The annual bash once had flowing booze and fierce feuds. Now it’s like a
music biz circle-jerk at a sales conference
“Ladies and gentlemen, The Four Tops!” “No darlin’, it’s Boy George!” Yep, you might assume the
British Phonographic Industry’s annual backslapping sesh bottomed out with the shambolic 1989 edition hosted by Mick Fleetwood and Samantha Fox. Who could have possibly predicted that an inexperienced model and her haunted ostrich butler couldn’t slickly helm three hours of live telly?
Hold your pop horses, however, because the Brits came back like a boomerang during the pwopah nawty 90s, when booze flowed, toilet cubicles were permanently engaged and anarchy reigned.
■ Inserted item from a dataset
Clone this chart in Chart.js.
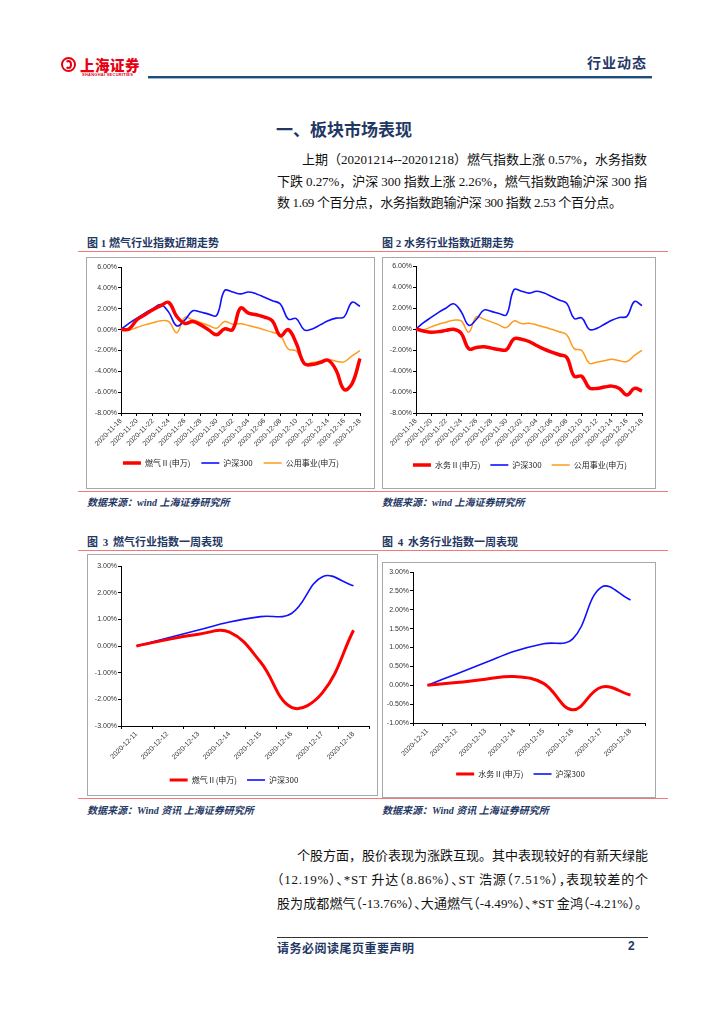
<!DOCTYPE html>
<html>
<head>
<meta charset="utf-8">
<script src="https://cdn.jsdelivr.net/npm/chart.js@4.4.1/dist/chart.umd.min.js"></script>
<style>
body { margin: 0; background: #fff; }
#page { position: relative; width: 724px; height: 1024px; overflow: hidden; background: #fff;
        font-family: "Liberation Serif", "Noto Sans CJK SC", serif; color: #000; }
.abs { position: absolute; white-space: nowrap; }
.navy { color: #1f3864; }
.hd { font-family: "Noto Sans CJK SC", sans-serif; font-weight: 700; }
.cap { font-family: "Liberation Serif", "Noto Sans CJK SC", serif; font-weight: 700; font-size: 11px; color: #1f3864; }
.src { font-family: "Liberation Serif", "Noto Sans CJK SC", serif; font-weight: 700; font-style: italic; font-size: 10px; color: #1f3864; }
.redline { position: absolute; left: 78px; width: 590px; height: 0; border-top: 1px solid #f07a7a; }
.frame { position: absolute; border: 1px solid #a8a8a8; box-sizing: border-box; }
.line { position: absolute; white-space: nowrap; font-size: 13px; line-height: 16px; color: #111; }
.h { font-feature-settings: "halt"; }
canvas { position: absolute; }
</style>
</head>
<body>
<div id="page">
  <!-- header -->
  <div class="abs" style="left:61px;top:57px;width:15px;height:15px;border-radius:50%;border:2px solid #e60012;box-sizing:border-box;"></div>
  <div class="abs" style="left:65px;top:60px;width:7px;height:9px;border-radius:50%;border:2px solid #e60012;border-left-color:transparent;box-sizing:border-box;"></div>
  <div class="abs hd" style="left:80px;top:54px;font-size:14.5px;color:#e60012;letter-spacing:0.5px;font-weight:900;">上海证券</div>
  <div class="abs" style="left:82px;top:72px;font-family:'Liberation Sans';font-size:8px;font-weight:700;color:#e60012;transform:scale(0.5);transform-origin:0 0;letter-spacing:0.5px;">SHANGHAI SECURITIES</div>
  <div class="abs hd navy" style="left:587px;top:52px;font-size:14px;letter-spacing:1px;">行业动态</div>
  <div class="abs" style="left:148px;top:76px;width:504px;height:2px;background:#1f4e79;"></div>
  <div class="abs" style="left:148px;top:78px;width:504px;height:1px;background:#9db3cf;"></div>

  <!-- section title -->
  <div class="abs hd navy" style="left:276px;top:116px;font-size:17px;">一、板块市场表现</div>
  <div class="line" data-w="345" style="left:302px;top:152px;">上期（20201214--20201218）燃气指数上涨 0.57%，水务指数</div>
  <div class="line" data-w="370" style="left:277px;top:174px;">下跌 0.27%，沪深 300 指数上涨 2.26%，燃气指数跑输沪深 300 指</div>
  <div class="line" data-w="345" style="left:277px;top:195px;">数 1.69 个百分点，水务指数跑输沪深 300 指数 2.53 个百分点。</div>

  <!-- figure 1/2 -->
  <div class="abs cap" style="left:87px;top:234px;">图 1 燃气行业指数近期走势</div>
  <div class="abs cap" style="left:382px;top:234px;">图 2 水务行业指数近期走势</div>
  <div class="redline" style="top:251px;"></div>
  <div class="frame" style="left:86px;top:257px;width:289px;height:232px;"></div>
  <div class="frame" style="left:382px;top:257px;width:274px;height:232px;"></div>
  <canvas id="c1" width="286" height="231" style="left:88px;top:257px;"></canvas>
  <canvas id="c2" width="270" height="231" style="left:385px;top:257px;"></canvas>
  <div class="redline" style="top:491px;"></div>
  <div class="abs src" style="left:87px;top:494px;">数据来源：wind 上海证券研究所</div>
  <div class="abs src" style="left:382px;top:494px;">数据来源：wind 上海证券研究所</div>

  <!-- figure 3/4 -->
  <div class="abs cap" style="left:87px;top:533px;word-spacing:2px;">图 3 燃气行业指数一周表现</div>
  <div class="abs cap" style="left:382px;top:533px;word-spacing:2px;">图 4 水务行业指数一周表现</div>
  <div class="redline" style="top:550px;"></div>
  <div class="frame" style="left:87px;top:554px;width:291px;height:242px;"></div>
  <div class="frame" style="left:382px;top:562px;width:274px;height:236px;"></div>
  <canvas id="c3" width="288" height="241" style="left:90px;top:554px;"></canvas>
  <canvas id="c4" width="273" height="235" style="left:384px;top:562px;"></canvas>
  <div class="redline" style="top:798px;"></div>
  <div class="abs src" style="left:87px;top:802px;">数据来源：Wind 资讯 上海证券研究所</div>
  <div class="abs src" style="left:382px;top:802px;">数据来源：Wind 资讯 上海证券研究所</div>

  <!-- body text -->
  <div class="line" data-w="351" style="left:297px;top:848px;">个股方面，股价表现为涨跌互现。其中表现较好的有新天绿能</div>
  <div class="line" data-w="371" style="left:277px;top:872px;"><span class="h">（</span>12.19%<span class="h">）、</span>*ST 升达<span class="h">（</span>8.86%<span class="h">）、</span>ST 浩源<span class="h">（</span>7.51%<span class="h">），</span>表现较差的个</div>
  <div class="line" data-w="371" style="left:277px;top:896px;">股为成都燃气<span class="h">（</span>-13.76%<span class="h">）、</span>大通燃气<span class="h">（</span>-4.49%<span class="h">）、</span>*ST 金鸿<span class="h">（</span>-4.21%<span class="h">）</span>。</div>

  <!-- footer -->
  <div class="abs" style="left:277px;top:937px;width:371px;height:1px;background:#333;"></div>
  <div class="abs hd navy" style="left:277px;top:939px;font-size:12px;letter-spacing:0.5px;">请务必阅读尾页重要声明</div>
  <div class="abs hd navy" style="left:628px;top:939px;font-size:12px;font-family:'Liberation Sans';">2</div>
</div>

<script>
// 近一个月（日度）
const monthDates = ['2020-11-18','2020-11-19','2020-11-20','2020-11-21','2020-11-22','2020-11-23','2020-11-24',
  '2020-11-25','2020-11-26','2020-11-27','2020-11-28','2020-11-29','2020-11-30','2020-12-01','2020-12-02',
  '2020-12-03','2020-12-04','2020-12-05','2020-12-06','2020-12-07','2020-12-08','2020-12-09','2020-12-10',
  '2020-12-11','2020-12-12','2020-12-13','2020-12-14','2020-12-15','2020-12-16','2020-12-17','2020-12-18'];

const gasMonth   = [0.00, 0.06, 0.94, 1.42, 1.90, 2.30, 2.60, 1.26, 0.60, 0.77, 0.45, -0.03, -0.50, 0.06, 0.00,
  2.06, 1.58, 1.42, 1.20, 0.84, -0.60, 0.00, -1.32, -3.26, -3.35, -3.16, -2.94, -3.90, -5.75, -5.19, -2.77];
const waterMonth = [0.00, -0.19, -0.31, -0.25, -0.13, -0.03, -0.40, -1.89, -1.76, -1.70, -1.82, -1.95, -1.98, -0.94, -0.97,
  -1.19, -1.57, -1.92, -2.20, -2.45, -2.70, -4.50, -4.50, -5.60, -5.66, -5.53, -5.44, -5.66, -6.29, -5.66, -5.90];
const hs300Month = [0.00, 0.60, 1.10, 1.58, 2.00, 2.40, 1.65, 0.35, 0.90, 1.80, 1.68, 1.48, 1.35, 3.74, 3.60,
  3.42, 3.60, 3.42, 3.10, 2.77, 2.45, 1.00, 1.05, -0.03, 0.06, 0.45, 0.84, 1.10, 1.20, 2.62, 2.23];
const utilMonth  = [0.00, -0.06, 0.20, 0.45, 0.65, 0.84, 0.77, -0.30, 1.16, 0.94, 0.68, 0.39, 0.13, 0.77, 0.52,
  0.55, 0.39, 0.19, -0.03, -0.26, -0.55, -1.87, -2.05, -3.26, -3.16, -3.03, -2.87, -3.03, -3.10, -2.52, -2.03];

// 一周
const weekDates = ['2020-12-11','2020-12-12','2020-12-13','2020-12-14','2020-12-15','2020-12-16','2020-12-17','2020-12-18'];
const gasWeek   = [0.00, 0.24, 0.44, 0.52, -0.60, -2.30, -1.75, 0.59];
const waterWeek = [0.00, 0.07, 0.16, 0.23, 0.05, -0.65, -0.05, -0.26];
const hs300Week = [0.00, 0.30, 0.60, 0.90, 1.10, 1.22, 2.60, 2.26];

const names = { gas: '燃气Ⅱ(申万)', water: '水务Ⅱ(申万)', hs300: '沪深300', util: '公用事业(申万)' };

const RED = '#ff0000', BLUE = '#1010ff', ORANGE = '#ff9a1a';
const tickFont = { family: 'Liberation Sans', size: 7 };

// 文字两端对齐
function justify() {
  document.querySelectorAll('.line').forEach(el => {
    el.style.letterSpacing = '0px';
    const n = el.textContent.length;
    const w = el.getBoundingClientRect().width;
    el.style.letterSpacing = ((+el.dataset.w - w) / (n - 1)) + 'px';
  });
}
justify();
if (document.fonts) document.fonts.ready.then(justify);

function ds(label, data, color, width) {
  return { label: label, data: data, borderColor: color, backgroundColor: color,
           borderWidth: width, pointRadius: 0, tension: 0.4, fill: false };
}

function draw(id, labels, datasets, o) {
  new Chart(document.getElementById(id), {
    type: 'line',
    data: { labels: labels, datasets: datasets },
    options: {
      responsive: false,
      animation: false,
      layout: { padding: { left: 0, right: 0, top: o.top, bottom: o.bottom } },
      plugins: {
        tooltip: { enabled: false },
        legend: {
          position: 'bottom',
          labels: {
            usePointStyle: true, pointStyle: 'line', pointStyleWidth: 18,
            padding: o.legendPad, color: '#222',
            font: { family: 'Noto Sans CJK SC', size: 8 }
          }
        }
      },
      scales: {
        x: {
          offset: o.offset,
          border: { display: true, color: '#000', width: 1 },
          grid: { display: true, drawOnChartArea: false, drawTicks: true, tickLength: 3, offset: o.offset,
                  color: ctx => (o.every && ctx.index % o.every) ? 'rgba(0,0,0,0)' : '#000' },
          ticks: {
            autoSkip: false, maxRotation: 45, minRotation: 45, padding: 1, color: '#333', font: tickFont,
            callback: function (v, i) { return (o.every && i % o.every) ? '' : labels[i]; }
          },
          afterFit: s => { s.height = o.xh; }
        },
        y: {
          min: o.min, max: o.max,
          border: { display: true, color: '#000', width: 1 },
          grid: { display: true, drawOnChartArea: false, drawTicks: true, tickLength: 3, color: '#000' },
          ticks: { stepSize: o.step, padding: 1, color: '#333', font: tickFont,
                   callback: v => v.toFixed(2) + '%' },
          afterFit: s => { s.width = o.yw; }
        },
        // 右侧留白（不显示）
        blank: {
          position: 'right', display: true, min: 0, max: 1,
          border: { display: false }, grid: { display: false }, ticks: { display: false },
          afterFit: s => { s.width = o.rw; }
        }
      }
    }
  });
}

draw('c1', monthDates, [
  ds(names.gas, gasMonth, RED, 3.5),
  ds(names.hs300, hs300Month, BLUE, 1.6),
  ds(names.util, utilMonth, ORANGE, 1.5)
], { min: -8, max: 6, step: 2, yw: 33, rw: 14, top: 10, bottom: 11, xh: 35, legendPad: 11, offset: false, every: 2 });

draw('c2', monthDates, [
  ds(names.water, waterMonth, RED, 3.5),
  ds(names.hs300, hs300Month, BLUE, 1.6),
  ds(names.util, utilMonth, ORANGE, 1.5)
], { min: -8, max: 6, step: 2, yw: 31, rw: 13, top: 9, bottom: 9, xh: 38, legendPad: 10, offset: false, every: 2 });

draw('c3', weekDates, [
  ds(names.gas, gasWeek, RED, 3),
  ds(names.hs300, hs300Week, BLUE, 1.6)
], { min: -3, max: 3, step: 1, yw: 31, rw: 9, top: 12, bottom: 1, xh: 40, legendPad: 10, offset: true, every: 0 });

draw('c4', weekDates, [
  ds(names.water, waterWeek, RED, 3),
  ds(names.hs300, hs300Week, BLUE, 1.6)
], { min: -1, max: 3, step: 0.5, yw: 29, rw: 12, top: 10, bottom: 9, xh: 37, legendPad: 10, offset: true, every: 0 });
</script>
</body>
</html>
The KLF fired machine guns over the crowd and dumped a dead sheep outside the afterparty. Jarvis Cocker waggled his bony backside at Wacko Jacko. Geri Halliwell wore “that” Union Jack dress (is there an argument to say
Brexit started here? Probably not but give it a go down the pub some time). A fresh feud seemed to kick off each year: Oasis v Blur, Liam v Robbie, Chumbawamba v John Prescott, Geri (her again) v a massive inflatable birth canal. These were halcyon days, viewers. If only we knew it at the time, we might have pulled up our twisted Levi’s, peered through the Marlboro Lights fug and paid more attention.